During the study, lead researcher Wendy Chan She Ping Delfos, from Curtin University of Technology, compared three serves of dairy food such as yoghurt, cheese and low fat milk, with five serves within a lower calorie diet prescribed to overweight participants over 12-weeks.
It showed that greater weight loss and reduced risk factors for heart disease and diabetes.
Consumed five serves of dairy per day resulted in more loss of weight and abdominal fat, and people also had lower blood pressure.
“Many people commonly believe that when trying to lose weight dairy products are key foods that they have to cut out of their diet, as they are high in fat,” The Sydney Morning Herald quoted Dr Chan She Ping Delfos as saying.

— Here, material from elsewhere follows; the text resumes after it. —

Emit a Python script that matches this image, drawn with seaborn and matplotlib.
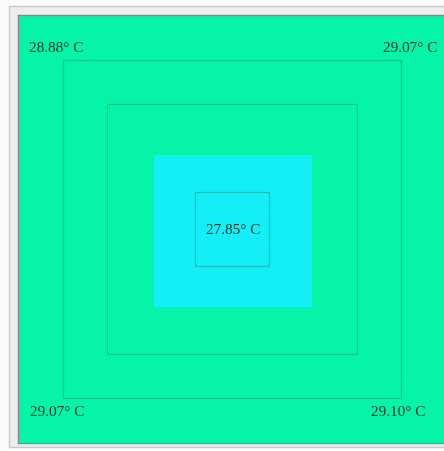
import numpy as np
import matplotlib
matplotlib.use("Agg")
import matplotlib.pyplot as plt
import seaborn as sns
from matplotlib.colors import ListedColormap
from matplotlib.patches import Rectangle

# Measured surface temperatures (deg C)
corner_labels = ["TL", "TR", "BL", "BR"]
corner_temps = [28.88, 29.07, 29.07, 29.10]
center_temp = 27.85

# Colour bands: warm outer floor, cool core
band_colors = ["#06F4A8", "#14EEF6"]

sns.set_style("white")
plt.rcParams["font.family"] = ["Liberation Serif", "DejaVu Serif"]

# Floor grid: N cells across, each cell 2 px in the saved image
N = 214
half = N / 2
core_x = (67.5, 147.5)
core_y = (69.5, 146.0)
contour_halves = [84.5, 62.3, 18.4]

cx = np.arange(N) + 0.5
in_x = (cx > core_x[0]) & (cx < core_x[1])
in_y = (cx > core_y[0]) & (cx < core_y[1])
field = (in_y[:, None] & in_x[None, :]).astype(int)

fig = plt.figure(figsize=(4.44, 4.52), dpi=100)
fig.patch.set_facecolor("#FBFBFB")
W, H = 444.0, 452.0


def fig_rect(x0, y0, x1, y1, **kw):
    """Rectangle in figure pixel coords (top-left origin)."""
    fig.patches.append(Rectangle((x0 / W, 1 - y1 / H), (x1 - x0) / W, (y1 - y0) / H,
                                 transform=fig.transFigure, figure=fig, **kw))


# panel frame around the plotted floor
fig_rect(8.5, 6.5, 460, 447.5, facecolor="#EDEDED", edgecolor="#C9C9C9", lw=1.0, zorder=-1)

ax = fig.add_axes([18 / W, 1 - 444 / H, 428 / W, 428 / H])
ax.set_zorder(2)
sns.heatmap(field, cmap=ListedColormap(band_colors), vmin=0, vmax=1, cbar=False,
            xticklabels=False, yticklabels=False, ax=ax, rasterized=True)
ax.set_xlim(0, N)
ax.set_ylim(N, 0)

# isotherm outlines
for h in contour_halves:
    ax.add_patch(Rectangle((half - h, half - h), 2 * h, 2 * h, fill=False,
                           edgecolor=(0.05, 0.35, 0.25, 0.28), lw=0.9, zorder=3))

for s in ax.spines.values():
    s.set_visible(True)
    s.set_color("#8A8A8A")
    s.set_linewidth(1.0)

txt_kw = dict(color="#173A2C", fontsize=11, va="center", zorder=4)


def label(t):
    return f"{t:.2f}\u00b0 C"


pos = {"TL": (5.5, 16, "left"), "TR": (209.5, 16, "right"),
       "BL": (6, 198.5, "left"), "BR": (203.5, 198.5, "right")}
for name, t in zip(corner_labels, corner_temps):
    x, y, ha = pos[name]
    ax.text(x, y, label(t), ha=ha, **txt_kw)
ax.text(107.8, 107.5, label(center_temp), ha="center", **txt_kw)

fig.savefig("out.png", dpi=100)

“This study has shown that when trying to lose weight people can actually benefit by increasing the amount of dairy they consume beyond the normally-recommended three daily serves, as long as during the weight loss period total energy intake is less than their requirements.
“Increasing dairy intake to five serves per day as part of a reduced calorie diet has never been studied before, and such diets containing high levels of protein, calcium and vitamin D, among other bioactive nutrients, can be an important part of a prudent weight loss or weight maintenance diet,” the expert added.
She also found that combining resistance exercise could have long-term benefits.
“Participants who had five serves of dairy and engaged in resistance exercise had similar health benefits to participants consuming five serves of dairy only,” she added.